There are lots of great things you can say about marriage, but make no mistake, no matter how “true” your love is or how “right” your guy is, marriage cannot fulfill you, and it will not always be easy. You must first find fulfillment in God.
Tim Keller tackled this topic beautifully in an essay for Relevant magazine entitled, You Never Marry The Right Person. Keller argues that too many people approach marriage as a sort of ultimate vehicle for self-fulfillment. Instead, he says, you should see marriage as “two flawed people coming together to create a space of stability, love and consolation.”
You won’t find it described that way in any fairy tale, but to me, marriage is even more beautiful and wonderful when viewed with clear eyes as a collaborative effort between two broken people. Seeing it as anything else can lead to some serious disappointment.
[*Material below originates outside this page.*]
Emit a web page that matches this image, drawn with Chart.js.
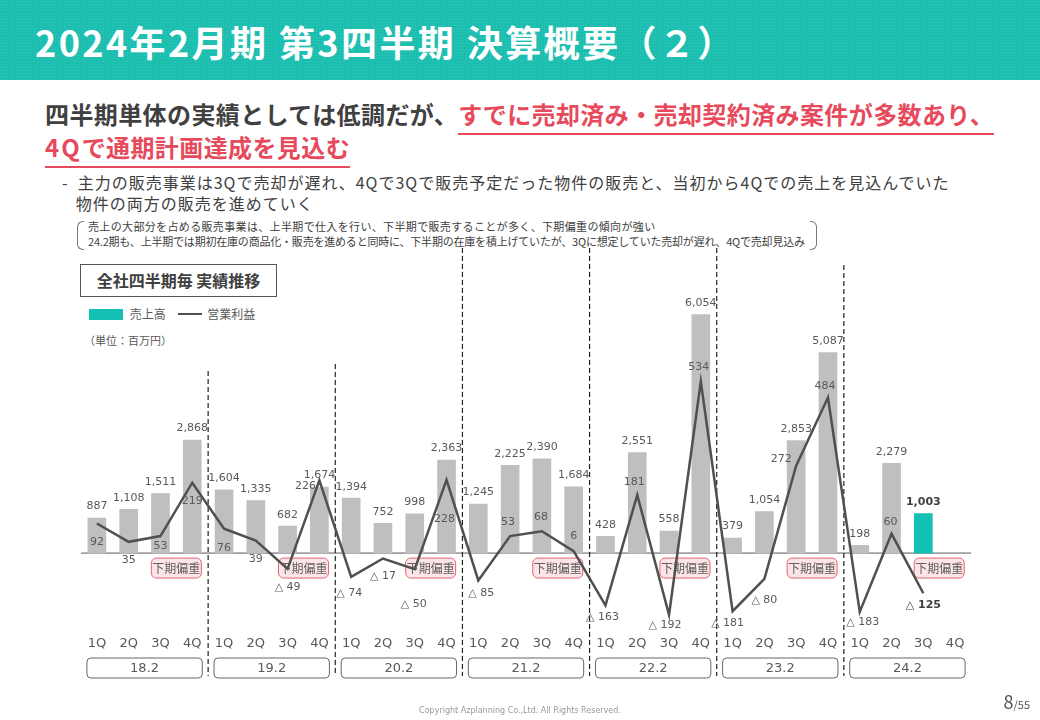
<!DOCTYPE html>
<html lang="ja">
<head>
<meta charset="utf-8">
<script src="https://cdn.jsdelivr.net/npm/chart.js@4.4.1/dist/chart.umd.min.js"></script>
<style>
  html, body { margin: 0; padding: 0; background: #fff; }
  body { width: 1040px; height: 720px; position: relative; overflow: hidden;
         font-family: "Noto Sans CJK JP", "Noto Sans", sans-serif; color: #404040; }
  .abs { position: absolute; white-space: nowrap; }
  #header { left: 0; top: 0; width: 1040px; height: 80px; background-color: #1cbeb0;
            background-image: radial-gradient(rgba(255,255,255,0.13) 0.8px, transparent 1px);
            background-size: 3px 3px; }
  #title { left: 35px; top: 15px; font-size: 36px; font-weight: bold; color: #fff; letter-spacing: 2.4px; }
  .head { font-size: 24px; font-weight: bold; line-height: 30px; letter-spacing: 0.4px; }
  .red { color: #e64a5c; border-bottom: 2px solid #e64a5c; padding-bottom: 2px; }
  #bullet { left: 62px; top: 172px; font-size: 16px; line-height: 21px; color: #404040; letter-spacing: 1px; }
  #note { left: 88px; top: 219px; font-size: 11px; line-height: 15px; color: #404040; }
  .brk { position: absolute; top: 221px; width: 6px; height: 27px; border: 1px solid #777; }
  #boxTitle { left: 80px; top: 264px; width: 195px; height: 31px; border: 1.5px solid #555;
              font-size: 16px; font-weight: bold; line-height: 31px; text-align: center; }
  #legend { left: 89px; top: 305px; font-size: 12px; color: #595959; }
  #unit { left: 84px; top: 332px; font-size: 11px; color: #595959; }
  #chart { position: absolute; left: 0; top: 240px; }
  #page { right: 10px; top: 688px; color: #555; }
  #copy { left: 0; width: 1040px; top: 706px; text-align: center; font-size: 8px; color: #999;
          font-family: "DejaVu Sans", sans-serif; }
</style>
</head>
<body>
<div id="header" class="abs"></div>
<div id="title" class="abs">2024年2月期 第3四半期 決算概要（２）</div>
<div class="abs head" style="left:45px; top:99px;">四半期単体の実績としては低調だが、<span class="red">すでに売却済み・売却契約済み案件が多数あり、</span></div>
<div class="abs head" style="left:45px; top:132px;"><span class="red"><span style="letter-spacing:2px;">4Q</span>で通期計画達成を見込む</span></div>
<div id="bullet" class="abs">-&nbsp;&nbsp;主力の販売事業は3Qで売却が遅れ、4Qで3Qで販売予定だった物件の販売と、当初から4Qでの売上を見込んでいた<br>&nbsp;&nbsp;&nbsp;物件の両方の販売を進めていく</div>
<div class="brk" style="left:77px; border-right:none; border-radius:6px 0 0 6px;"></div>
<div class="brk" style="left:810px; border-left:none; border-radius:0 6px 6px 0;"></div>
<div id="note" class="abs"><span style="letter-spacing:0.35px;">売上の大部分を占める販売事業は、上半期で仕入を行い、下半期で販売することが多く、下期偏重の傾向が強い</span><br><span style="letter-spacing:-0.2px;">24.2期も、上半期では期初在庫の商品化・販売を進めると同時に、下半期の在庫を積上げていたが、3Qに想定していた売却が遅れ、4Qで売却見込み</span></div>
<div id="boxTitle" class="abs">全社四半期毎 実績推移</div>
<div id="legend" class="abs">
  <span style="display:inline-block;width:34px;height:11px;background:#12c1b3;vertical-align:-1px;"></span>
  <span style="margin-left:4px;">売上高</span>
  <span style="display:inline-block;width:24px;height:2px;background:#505050;vertical-align:4px;margin-left:10px;"></span>
  <span style="margin-left:2px;">営業利益</span>
</div>
<div id="unit" class="abs">（単位：百万円）</div>
<canvas id="chart" width="1040" height="450"></canvas>
<div id="page" class="abs"><span style="font-size:18px;">8</span><span style="font-size:11px;">/55</span></div>
<div id="copy" class="abs">Copyright Azplanning Co.,Ltd. All Rights Reserved.</div>

<script>
// 四半期ラベルと決算期
const quarters = ['1Q', '2Q', '3Q', '4Q'];
const fiscalYears = ['18.2', '19.2', '20.2', '21.2', '22.2', '23.2', '24.2'];

// 売上高（百万円）
const sales = [
  887, 1108, 1511, 2868,
  1604, 1335, 682, 1674,
  1394, 752, 998, 2363,
  1245, 2225, 2390, 1684,
  428, 2551, 558, 6054,
  379, 1054, 2853, 5087,
  198, 2279, 1003, null
];

// 営業利益（百万円）
const opProfit = [
  92, 35, 53, 219,
  76, 39, -49, 226,
  -74, -17, -50, 228,
  -85, 53, 68, 6,
  -163, 181, -192, 534,
  -181, -80, 272, 484,
  -183, 60, -125, null
];

const labels = [];
fiscalYears.forEach(function() { quarters.forEach(function(q) { labels.push(q); }); });
const lastIndex = 26; // 24.2 3Q（最新）

// 営業利益ラベルの位置（点からのずれ）
const profitLabelOffset = [
  [0, 19], [0, 18], [0, 10], [0, 18],
  [0, 19], [0, 19], [0, 18], [-14, 6],
  [-2, 16], [0, 18], [-1, 35], [-2, 39],
  [3, 13], [-2, -14], [-1, -14], [0, -15],
  [-3, 12], [-3, -13], [-4, 10], [-2, -14],
  [-5, 12], [0, 21], [-15, -7], [-3, -11],
  [3, 10], [-1, -12], [0, 12]
];
const dividerTops = [371, 364, 248, 248, 248, 265]; // ページ座標

const numFont = '"DejaVu Sans", Verdana, sans-serif';
const canvasTop = 240;

function fmt(v) {
  if (v < 0) return '△ ' + Math.abs(v).toLocaleString('en-US');
  return v.toLocaleString('en-US');
}

function roundRect(ctx, x, y, w, h, r) {
  ctx.beginPath();
  ctx.moveTo(x + r, y);
  ctx.arcTo(x + w, y, x + w, y + h, r);
  ctx.arcTo(x + w, y + h, x, y + h, r);
  ctx.arcTo(x, y + h, x, y, r);
  ctx.arcTo(x, y, x + w, y, r);
  ctx.closePath();
}

// 背景：基準線・下期偏重・区切り線
const backdropPlugin = {
  id: 'backdrop',
  beforeDatasetsDraw(chart) {
    const ctx = chart.ctx;
    const x = chart.scales.x, y = chart.scales.y;
    const zero = y.getPixelForValue(0);
    ctx.save();
    ctx.strokeStyle = '#595959';
    ctx.lineWidth = 1;
    ctx.beginPath();
    ctx.moveTo(chart.chartArea.left, zero);
    ctx.lineTo(chart.chartArea.right, zero);
    ctx.stroke();

    // 下期偏重バッジ
    fiscalYears.forEach(function(fy, k) {
      const cx = (x.getPixelForValue(k * 4 + 2) + x.getPixelForValue(k * 4 + 3)) / 2;
      const top = zero + 5;
      roundRect(ctx, cx - 25, top, 50, 20, 5);
      ctx.fillStyle = '#fde4e7';
      ctx.fill();
      ctx.strokeStyle = '#e06673';
      ctx.lineWidth = 1;
      ctx.stroke();
      ctx.fillStyle = '#606060';
      ctx.font = '12px "Noto Sans CJK JP", sans-serif';
      ctx.textAlign = 'center';
      ctx.textBaseline = 'middle';
      ctx.fillText('下期偏重', cx, top + 10.5);
    });

    // 決算期の区切り線
    ctx.setLineDash([5, 3]);
    ctx.strokeStyle = '#222';
    ctx.lineWidth = 1.2;
    for (let k = 1; k < fiscalYears.length; k++) {
      const px = (x.getPixelForValue(k * 4 - 1) + x.getPixelForValue(k * 4)) / 2;
      ctx.beginPath();
      ctx.moveTo(px, dividerTops[k - 1] - canvasTop);
      ctx.lineTo(px, 676 - canvasTop);
      ctx.stroke();
    }
    ctx.setLineDash([]);

    // 決算期ボックス
    ctx.strokeStyle = '#666';
    ctx.lineWidth = 1;
    ctx.fillStyle = '#595959';
    ctx.font = '13px ' + numFont;
    ctx.textAlign = 'center';
    ctx.textBaseline = 'middle';
    fiscalYears.forEach(function(fy, k) {
      const x0 = x.getPixelForValue(k * 4) - 10;
      const x1 = x.getPixelForValue(k * 4 + 3) + 10;
      const by = 658 - canvasTop;
      roundRect(ctx, x0, by, x1 - x0, 20, 4);
      ctx.stroke();
      ctx.fillText(fy, (x0 + x1) / 2, by + 10.5);
    });
    ctx.restore();
  }
};

// 数値ラベル
const valueLabelPlugin = {
  id: 'valueLabels',
  afterDatasetsDraw(chart) {
    const ctx = chart.ctx;
    ctx.save();
    ctx.textAlign = 'center';
    const barMeta = chart.getDatasetMeta(0);
    barMeta.data.forEach(function(bar, i) {
      if (sales[i] == null) return;
      const bold = i === lastIndex;
      ctx.font = (bold ? 'bold ' : '') + '11px ' + numFont;
      ctx.fillStyle = bold ? '#404040' : '#595959';
      ctx.textBaseline = 'bottom';
      ctx.fillText(fmt(sales[i]), bar.x, bar.y - 6);
    });
    const lineMeta = chart.getDatasetMeta(1);
    lineMeta.data.forEach(function(pt, i) {
      if (opProfit[i] == null) return;
      const bold = i === lastIndex;
      const off = profitLabelOffset[i];
      ctx.font = (bold ? 'bold ' : '') + '11px ' + numFont;
      ctx.fillStyle = bold ? '#404040' : '#595959';
      ctx.textBaseline = 'middle';
      ctx.fillText(fmt(opProfit[i]), pt.x + off[0], pt.y + off[1]);
    });
    ctx.restore();
  }
};

const barColors = sales.map(function(v, i) { return i === lastIndex ? '#12c1b3' : '#bfbfbf'; });

new Chart(document.getElementById('chart').getContext('2d'), {
  data: {
    labels: labels,
    datasets: [
      {
        type: 'bar',
        label: '売上高',
        data: sales,
        backgroundColor: barColors,
        barThickness: 18,
        yAxisID: 'y',
        order: 2
      },
      {
        type: 'line',
        label: '営業利益',
        data: opProfit,
        borderColor: '#505050',
        borderWidth: 2.5,
        pointRadius: 0,
        tension: 0,
        spanGaps: false,
        yAxisID: 'y1',
        order: 1
      }
    ]
  },
  options: {
    responsive: false,
    animation: false,
    layout: { padding: { left: 81, right: 69, top: 56, bottom: 37 } },
    plugins: { legend: { display: false }, tooltip: { enabled: false } },
    scales: {
      x: {
        grid: { display: false, drawTicks: false },
        border: { display: false },
        ticks: { color: '#595959', font: { family: numFont, size: 13 }, padding: 2, maxRotation: 0, autoSkip: false }
      },
      y: { display: false, min: -2039, max: 6525 },
      y1: { display: false, min: -250, max: 800 }
    }
  },
  plugins: [backdropPlugin, valueLabelPlugin]
});
</script>
</body>
</html>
I’ve written before about some of the practical steps you can take to evaluate a potential partner, and those steps are definitely worth consideration, but what I’m talking about here is more about attitude than anything else.
The first time I got married, I had a sort of dreamy vision of marriage, much like the fairy tale story above. I expected that with the right guy, everything would just kind of work out. That expectation shaped my view of who I wanted. I was looking for a prince, not a partner.
When I married for the second time, I had a much clearer view of what marriage meant, and as a result I was looking for more than a compelling Christian man; I wanted a committed, trustworthy teammate (who also makes my head spin on occasion!). Chris and I love each other, and we love the partnership in Christ that we have built (and continue to build), but we don’t expect our marriage to fill our every need – because we know it can’t.
If I could give you one piece of advice about marriage, it would be this: understand who your partner can be and who God really is. Marriage is a wonderful gift from the only One who truly is our prince and savior!